THE PARENTS OF a Newport boy who died of AIDS after being given an infected blood clotting agent product have discovered how a doctor ignored their own rules. 

In the latest episode of BBC Wales Investigates – broadcasting on BBC One Wales on Monday, April 15 at 8pm – has found that a 10-month-old baby was infected with HIV after a top doctor ignored their own rules.

When Colin Smith contracted HIV through contaminated blood, his parents’ house was daubed with ‘Aids dead’ and his father was forced to leave his job, the programme – Blood Money – finds.

Now 34 years on from his death from AIDS at the age of seven, his family are facing another injustice.

BBC Wales Investigates reporter Wyre Davies has uncovered new evidence that Professor Arthur Bloom, the world-renowned doctor who gave him the infected imported blood product, Factor VIII, broke his own rules to do so.

NHS internal guidelines, written by Prof Bloom’s department, clearly shows that children should not be treated with imported blood because of the serious risk of infection.

"This wasn't an accident," said Colin's father, Colin Sr, speaking in the programme.

"It could have been avoided."

“I'm telling you, it was all behind a curtain,” said Colin’s mum, Janet.

“Everything Bloom done was not face-to-face it was behind-the-scenes if you like.  What Prof said, what Prof done - we knew nothing about.”

Colin was born with the bleeding condition haemophilia. He was one of around 3,000 haemophiliacs who died after being infected with HIV and other viruses, like hepatitis, in imported blood products in the ‘70s and ‘80s.

These viruses got into the supply chain when high-risk donors, such as drug addicts and prisoners, in countries like the USA were paid to give blood donations. Those products were then bought by the UK.

BBC Wales Investigates has trawled through hundreds of pages of evidence.

These documents show that drugs companies making the blood product Factor VIII, which is used to treat haemophiliacs, were aware of the risks of serious infection from the hepatitis virus as early as the 1970s. 

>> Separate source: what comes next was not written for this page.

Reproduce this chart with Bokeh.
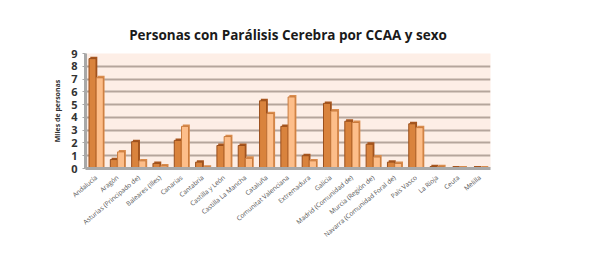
import numpy as np
from bokeh.plotting import figure
from bokeh.models import Range1d, Legend, LegendItem, FixedTicker, ColumnDataSource
from bokeh.transform import dodge
from bokeh.embed import file_html
from bokeh.resources import INLINE

categorias = ["Andalucía", "Aragón", "Asturias (Principado de)", "Baleares (Illes)", "Canarias",
              "Cantabria", "Castilla y León", "Castilla La Mancha", "Cataluña", "Comunitat Valenciana",
              "Extremadura", "Galicia", "Madrid (Comunidad de)", "Murcia (Región de)",
              "Navarra (Comunidad Foral de)", "País Vasco", "La Rioja", "Ceuta", "Melilla"]
varones = [8.6, 0.7, 2.1, 0.4, 2.2, 0.5, 1.8, 1.8, 5.3, 3.3, 1.0, 5.1, 3.7, 1.9, 0.5, 3.5, 0.15, 0.05, 0.05]
mujeres = [7.1, 1.3, 0.6, 0.2, 3.3, 0.1, 2.5, 0.8, 4.3, 5.6, 0.6, 4.5, 3.6, 0.9, 0.4, 3.2, 0.15, 0.05, 0.05]
y_ticks = [0, 1, 2, 3, 4, 5, 6, 7, 8, 9]

FONT = "Open Sans"
depth = 0.15
src = ColumnDataSource(dict(
    cat=categorias, v=varones, m=mujeres,
    vd=list(np.array(varones) + depth), md=list(np.array(mujeres) + depth),
))

p = figure(x_range=categorias, y_range=Range1d(0, 9), frame_width=405, frame_height=115,
           output_backend="svg", toolbar_location=None,
           min_border_left=85, min_border_right=55, min_border_top=53, min_border_bottom=73)

p.title.text = "Personas con Parálisis Cerebra por CCAA y sexo"
p.title.align = "center"
p.title.text_font = FONT
p.title.text_font_size = "13.5px"
p.title.text_font_style = "bold"
p.title.text_color = "#1a1a1a"
p.title.standoff = 19

p.background_fill_color = "#FDEEE6"
p.border_fill_color = "white"
p.outline_line_color = None

# depth (3D side) bars
p.vbar(x=dodge("cat", -0.11, range=p.x_range), top="vd", width=0.33, source=src,
       fill_color="#A8561F", line_color=None)
p.vbar(x=dodge("cat", 0.23, range=p.x_range), top="md", width=0.33, source=src,
       fill_color="#D98C4E", line_color=None)
rv = p.vbar(x=dodge("cat", -0.17, range=p.x_range), top="v", width=0.33, source=src,
            fill_color="#D9833D", line_color="#9A4F1C", line_width=1)
rm = p.vbar(x=dodge("cat", 0.17, range=p.x_range), top="m", width=0.33, source=src,
            fill_color="#FDBE8A", line_color="#C97A3C", line_width=1)

p.yaxis.ticker = FixedTicker(ticks=y_ticks)
p.yaxis.major_label_text_font = FONT
p.yaxis.major_label_text_font_size = "11px"
p.yaxis.major_label_text_color = "#333333"
p.yaxis.major_label_text_font_style = "bold"
p.yaxis.major_tick_line_color = "#A8A8A8"
p.yaxis.major_tick_in = 0
p.yaxis.major_tick_out = 3
p.yaxis.minor_tick_line_color = None
p.yaxis.axis_line_color = "#A8A8A8"
p.yaxis.axis_line_width = 3
p.yaxis.axis_label = "Miles de personas"
p.yaxis.axis_label_text_font = FONT
p.yaxis.axis_label_text_font_size = "7px"
p.yaxis.axis_label_text_font_style = "bold"
p.yaxis.axis_label_text_color = "#333333"
p.yaxis.axis_label_standoff = 6

p.xaxis.major_label_orientation = 0.7
p.xaxis.major_label_text_font = FONT
p.xaxis.major_label_text_font_size = "6.5px"
p.xaxis.major_label_text_color = "#555555"
p.xaxis.major_tick_line_color = None
p.xaxis.axis_line_color = "#A8A8A8"
p.xaxis.axis_line_width = 3
p.xaxis.major_label_standoff = 2

p.xgrid.grid_line_color = None
p.ygrid.grid_line_color = "#B5A59C"
p.ygrid.grid_line_width = 2

legend = Legend(items=[LegendItem(label="varones", renderers=[rv]),
                       LegendItem(label="mujeres", renderers=[rm])],
                location="center")
legend.label_text_font = FONT
legend.label_text_font_size = "7px"
legend.label_text_color = "#555555"
legend.glyph_width = 7
legend.glyph_height = 7
legend.label_standoff = 3
legend.spacing = 4
legend.padding = 2
legend.margin = 6
legend.label_height = 10
legend.border_line_alpha = 0
legend.background_fill_alpha = 0
p.add_layout(legend, "right")

open("out.html", "w").write(file_html(p, INLINE))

The programme reveals that documents from Immuno AG – a pharmaceutical company which made the Factor VIII product used in the UK – shows senior executives knew products made from USA donors had a higher risk of viral infections, but they said the UK market would accept that risk because it was cheaper.

The programme captures the moment Colin Smith’s parents are shown the document for the first time.

“They weren't worried about people's health as far as I'm concerned. You get to a stage when you read things like that, to us it was murder,” said Colin’s mother, Janet.

Another Professor, who was mentored by Bloom and treated patients with infected blood products, told the programme that doctors and companies knew imported blood products carried serious health risks.

Professor Bloom died in 1992.

The programme also examines the role of the UK Government, as the scandal was emerging, and asks why ministers continued telling the public there was “no conclusive proof” that AIDS could be carried in blood products.

The infected blood inquiry is due to publish its final report on May 20th.

BBC Wales Investigates: Blood Money will be on BBC One Wales on Monday, April 15 at 8pm. It will also be available to watch on BBC iPlayer from Sunday.